NSL Blog

What does the imprisonment of Andrew Auernheimer tell us?

May 6, 2013

Andrew Auernheimer

Andrew Auernheimer

No matter what the outcome, I will not be broken. I am antifragile, tweeted Andrew Auernheimer before he was wrestled to the floor in a US courtroom and received 41 months for hacking into the the database of AT&T and redistributing that information into the public domain (source The Guardian). On the same day two teenage football stars convicted of drugging and raping a 16-year-old girl in Steubenville, Ohio – videotaping her and urinating on her – are receiving sentences of one and two years.

The article explores the clear division between a linear hierarchical establishment and the motivations of people wanting a different type of world (a non-linear world) and their way of expressing their frustration, anger, is to hack the establishment. Clearly seen as piracy, from those inside the citadel looking out. But the motivations of hackers people is clearly more complex.

Jon Ronson author of the article writes

After the death of Aaron Swartz, I became aware of lots of other Aaron Swartzes out there – hackers and pirates and activists facing prison for their ideology of internet freedom. It felt like a concerted worldwide prosecutorial effort to subdue a movement. So I began approaching them. I decided to contact only those people facing imminent imprisonment or trial. What in their lives had led them to that moment? How were they dealing with it?
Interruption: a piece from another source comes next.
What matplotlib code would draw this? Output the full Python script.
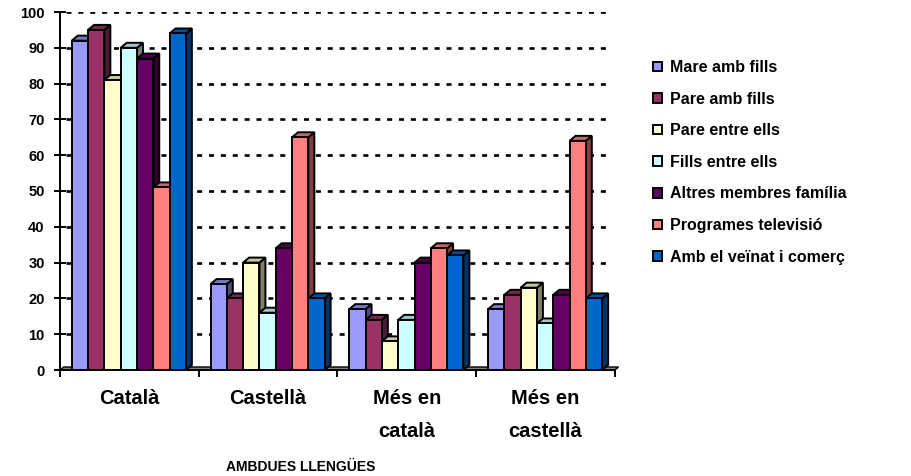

The research undertaken with No Straight Lines leads me to make this observation:

When people feel powerless, their style of reaction takes us back to a different age and a different time. Visceral protest. These reactions are representative of, I would argue, a desire for a moral economy, something that Amartya Sen describes in his work The Idea of Justice. Or social justice, as Sen asks, ‘is justice an ideal, forever beyond our grasp, or something that may actually guide our practical decisions and enhance our lives?’ Which also connects to Manual Castells work on Communication Power, where he argues that we live in the midst of a revolution in communication technologies that affects the way in which people feel, think, and behave. The media he says has become the space where power duals are played out. Because I believe all social revolutions are enabled by communication technologies and social revolutions are ignited by concentrations of unaccountable power. People are pushing against this power, contesting it and arguing for its redistribution.